Zobacz także: Anna Kiełbasińska: Fajnie by było być mistrzynią Europy, ale realnie trzeba oceniać swoje siły
"Cieszymy się, że podtrzymałyśmy tradycję. Mimo że był nowy skład, to wszystkie super się spisałyśmy. Uwierzyłyśmy w siebie. Nie myślałyśmy o tym, że jesteśmy jakieś gorsze. Wiedziałyśmy, że jesteśmy w stanie walczyć. Jesteśmy z Polski, a przed każdą imprezą powtarzało się, iż na w sztafecie 4x400 m wiedziemy prym" - powiedziała Kiełbasińska, która w Stambule zdobyła dwa brązowe krążki. Trzecia była także w biegu indywidualnym na 400 m.

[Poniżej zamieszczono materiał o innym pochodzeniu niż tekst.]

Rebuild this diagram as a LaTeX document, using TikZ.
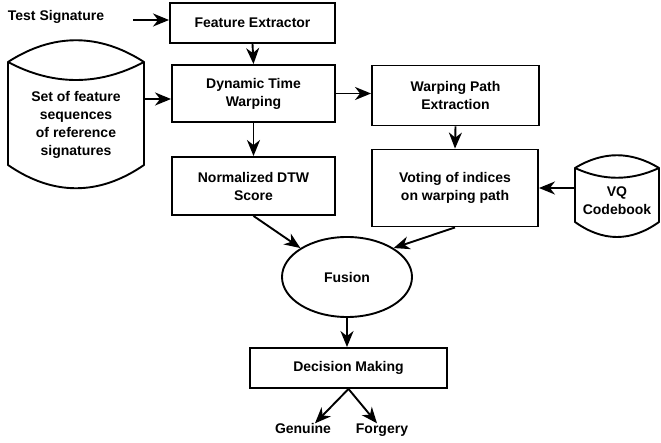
\documentclass[tikz,border=0pt]{standalone}
\usepackage{fontspec}
\setmainfont{Liberation Sans}
\usetikzlibrary{arrows.meta,shapes.geometric}
\begin{document}
\begin{tikzpicture}[x=1pt,y=-1pt,
  every node/.style={font=\fontsize{14}{18}\selectfont\bfseries, align=center},
  box/.style={draw, line width=1.9pt, inner sep=0pt},
  oval/.style={draw, ellipse, line width=1.9pt, inner sep=0pt, minimum width=130, minimum height=80},
  lbl/.style={inner sep=1pt, text height=10pt, text depth=3pt},
  arr/.style={line width=1.9pt, -{Stealth[length=16pt,width=13pt,inset=5pt]}},
  drum/.style={line width=1.9pt, line join=round}]
\useasboundingbox (0,0) rectangle (661,443);

% input label
\node[lbl] (test) at (56,17) {Test Signature};
\coordinate (testarr) at (133,20);

% processing boxes
\node[box, minimum width=165, minimum height=40] (fe) at (252.5,23) {Feature Extractor};
\node[box, minimum width=163, minimum height=57] (dtw) at (253.5,93.5) {Dynamic Time\\Warping};
\node[box, minimum width=163, minimum height=58] (norm) at (253.5,186) {Normalized DTW\\Score};
\node[box, minimum width=167, minimum height=60] (wpe) at (455.5,95.5) {Warping Path\\Extraction};
\node[box, minimum width=166, minimum height=77] (vote) at (455,188) {Voting of indices\\on warping path};
\node[oval] (fusion) at (347,277) {Fusion};
\node[box, minimum width=197, minimum height=40] (dec) at (348.5,368) {Decision Making};
\node[lbl] (gen) at (303,430) {Genuine};
\node[lbl] (forg) at (382,430) {Forgery};

% reference database drum
\draw[drum] (8,62) .. controls (53,33) and (99,33) .. (144,62)
            .. controls (99,86) and (53,86) .. (8,62) -- (8,165)
            .. controls (53,196) and (99,196) .. (144,165) -- (144,62);
\node[inner sep=0pt, minimum width=136, minimum height=80] (refs) at (76,125)
  {Set of feature\\sequences\\of reference\\signatures};
\coordinate (refsout) at (144,99);

% codebook drum
\draw[drum] (575,168) .. controls (603,151) and (631,151) .. (659,168)
            .. controls (631,181) and (603,181) .. (575,168) -- (575,222)
            .. controls (603,242) and (631,242) .. (659,222) -- (659,168);
\node[inner sep=0pt, minimum width=84, minimum height=40] (vq) at (617,201) {VQ\\Codebook};
\coordinate (vqout) at (575,188);

% connectors
\draw[arr] (testarr) -- (testarr -| fe.west);
\draw[arr] (fe.south) -- (dtw.north);
\draw[arr] (refsout) -- (refsout -| dtw.west);
\draw[arr] (dtw.east) -- (dtw.east -| wpe.west);
\draw[arr] (dtw.south) -- (norm.north);
\draw[arr] (wpe.south) -- (vote.north);
\draw[arr] (vqout) -- (vqout -| vote.east);
\draw[arr] (norm.south) -- (fusion.north west);
\draw[arr] (vote.south) -- (fusion.north east);
\draw[arr] (fusion.south) -- (fusion.south |- dec.north);
\draw[arr] (dec.south) -- ([xshift=12pt,yshift=-1pt]gen.north);
\draw[arr] (dec.south) -- ([xshift=-5pt,yshift=-1pt]forg.north);
\end{tikzpicture}
\end{document}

Na drugiej zmianie polskiej sztafety biegła niemal 35-letnia Popowicz-Drapała, dla której start w Stambule był drugim biegiem na 400 m w hali w życiu. Wcześniej biegała 60 i 200 m.
"Przed biegiem powiedziałam Ani Pałys, że my tutaj nic nie musimy, ale możemy. Dostałyśmy szansę, a jak ktoś komuś ją daje, to nie wypada nic innego jak ją wykorzystać. Trzeba było dowalić do pieca od początku. Takie było nasze zadanie. Z Anią jesteśmy żołnierkami i nigdy się nie poddajemy, zawsze walczymy z podniesioną głową. Tak przystąpiłyśmy do tego zadania. Mając w Polsce dziewczyny ze światowego topu na 400 m, nie mogłyśmy ich zawieść" - podkreśliła Popowicz-Drapała.